Colder Still up North
Next came a two-day trip to the lakes where I found the fishing to be very hard. There was still a lot of snow on the fells and of course as it melted it was finding its way into the lake. As a result the surface temperature had dropped to 3.9 degrees from the 5.3 degrees it was a fortnight earlier. This meant that for once, the lower levels of the lake would be warmer than the surface and not srprisingly, this had put the fish down very deep.

One the first day I fished all morning without a run so I decided to try something new and visit an area of the lake I hardly ever fish. That improved things a little and I picked up a few small pike to around nine pounds or so, two on deadbaits and one on a lure. The next day I went back to the same area and sat it out for the day. Most of the fish came late in the day but I did get six runs in all, one dropped, one missed and four fish landed. Three of the fish were over ten pounds with the biggest going 15lbs 12oz.

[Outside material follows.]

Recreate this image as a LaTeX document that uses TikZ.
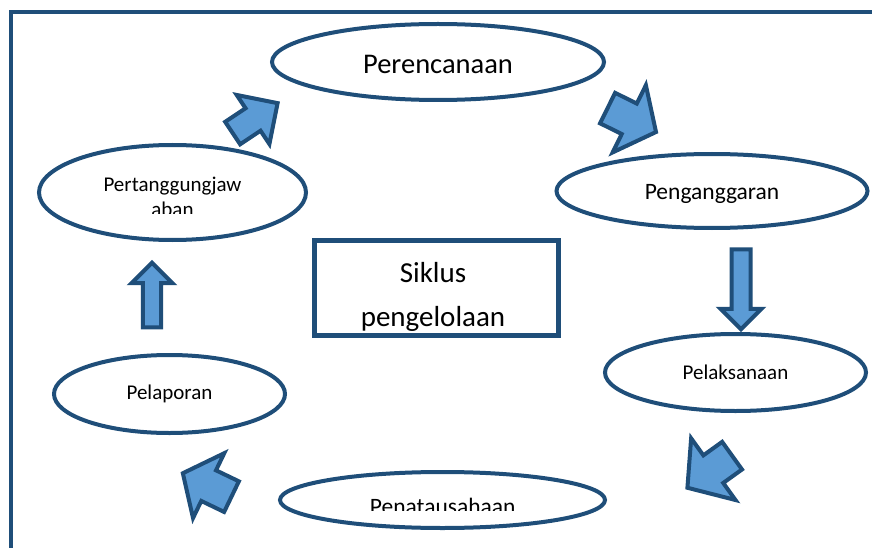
\documentclass[tikz,border=0pt]{standalone}
\usepackage{fontspec}
\setmainfont{Carlito}
\usetikzlibrary{shapes.geometric,shapes.arrows}
\definecolor{darkblue}{HTML}{1F4E79}
\definecolor{lightblue}{HTML}{5B9BD5}
\tikzset{
  oval/.style={ellipse, draw=darkblue, line width=4pt, inner sep=0pt},
  barrow/.style={single arrow, draw=darkblue, fill=lightblue, line width=4pt, inner xsep=0pt, minimum width=1pt, anchor=tail},
}
\begin{document}
\begin{tikzpicture}[x=1pt,y=-1pt]
\useasboundingbox (0,0) rectangle (872,548);
\draw[darkblue, line width=4pt] (11,548) -- (11,12) -- (872,12);
\node[oval, minimum width=332pt, minimum height=76pt, font=\fontsize{28.5}{34}\selectfont, text height=24pt, text depth=0pt] (plan) at (438,62) {Perencanaan};
\node[oval, minimum width=311pt, minimum height=74pt, font=\fontsize{23.5}{28}\selectfont, text height=18pt, text depth=0pt] (budget) at (712,191) {Penganggaran};
\node[oval, minimum width=261pt, minimum height=77pt, font=\fontsize{21}{25}\selectfont] (impl) at (735.5,372.5) {Pelaksanaan};
\node[oval, minimum width=325pt, minimum height=56pt] (admin) at (442.5,500) {};
\node[oval, minimum width=231pt, minimum height=78pt, font=\fontsize{21}{25}\selectfont] (report) at (169.5,394) {Pelaporan};
\node[oval, minimum width=267pt, minimum height=95pt] (account) at (172.5,192.5) {};
\node[draw=darkblue, line width=5pt, minimum width=244pt, minimum height=95pt, inner sep=0pt] (siklus) at (436,287.5) {};
\begin{scope}
\clip (40,150) rectangle (305,213);
\node[font=\fontsize{21}{25}\selectfont, align=center, anchor=base] (accounttext) at (172.5,216.7) {Pertanggungjaw\\aban};
\end{scope}
\begin{scope}
\clip (280,470) rectangle (605,510);
\node[font=\fontsize{23.5}{28}\selectfont, anchor=base] (admintext) at (442.7,514.9) {Penatausahaan};
\end{scope}
\begin{scope}
\clip (317,243) rectangle (555,330);
\node[font=\fontsize{29}{44}\selectfont, align=center, anchor=base] (sikltext) at (433,326) {Siklus\\pengelolaan};
\end{scope}
\node[barrow, rotate=33.7, minimum height=54pt, inner ysep=11.5pt, single arrow head extend=16pt] (arr1) at (231,134.2) {};
\node[barrow, rotate=-26.3, minimum height=54pt, inner ysep=15pt, single arrow head extend=20.5pt, single arrow tip angle=103] (arr2) at (605.8,107.2) {};
\node[barrow, rotate=-90, minimum height=80pt, inner ysep=7.5pt, single arrow head extend=11pt] (arr3) at (741,247.3) {};
\node[barrow, rotate=-144.3, minimum height=55pt, inner ysep=15pt, single arrow head extend=21pt, single arrow tip angle=100] (arr4) at (733.7,454.5) {};
\node[barrow, rotate=154.3, minimum height=54pt, inner ysep=15pt, single arrow head extend=19pt, single arrow tip angle=103] (arr5) at (233.3,497.5) {};
\node[barrow, rotate=90, minimum height=64.6pt, inner ysep=7.2pt, single arrow head extend=11.3pt] (arr6) at (152,329.3) {};
\end{tikzpicture}
\end{document}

I though about staying for a third day but as I was starting to talk to myself quite a bit I thought it best for my sanity if I went home.

Not Having a Chew
Next came Chew Valley Reservoir and once again it was to be a two-day affair. Surprisingly this turned out to be the worst trip of the lot. Joe and I both blanked on the first day, in the company of many others and day two was little better. Joe got our only double - around eleven pounds and I had to make do with a solitary jack. I did hook something very much bigger on a float-trolled mackerel but it shed the hooks after a few seconds so I never got to find out how big it was.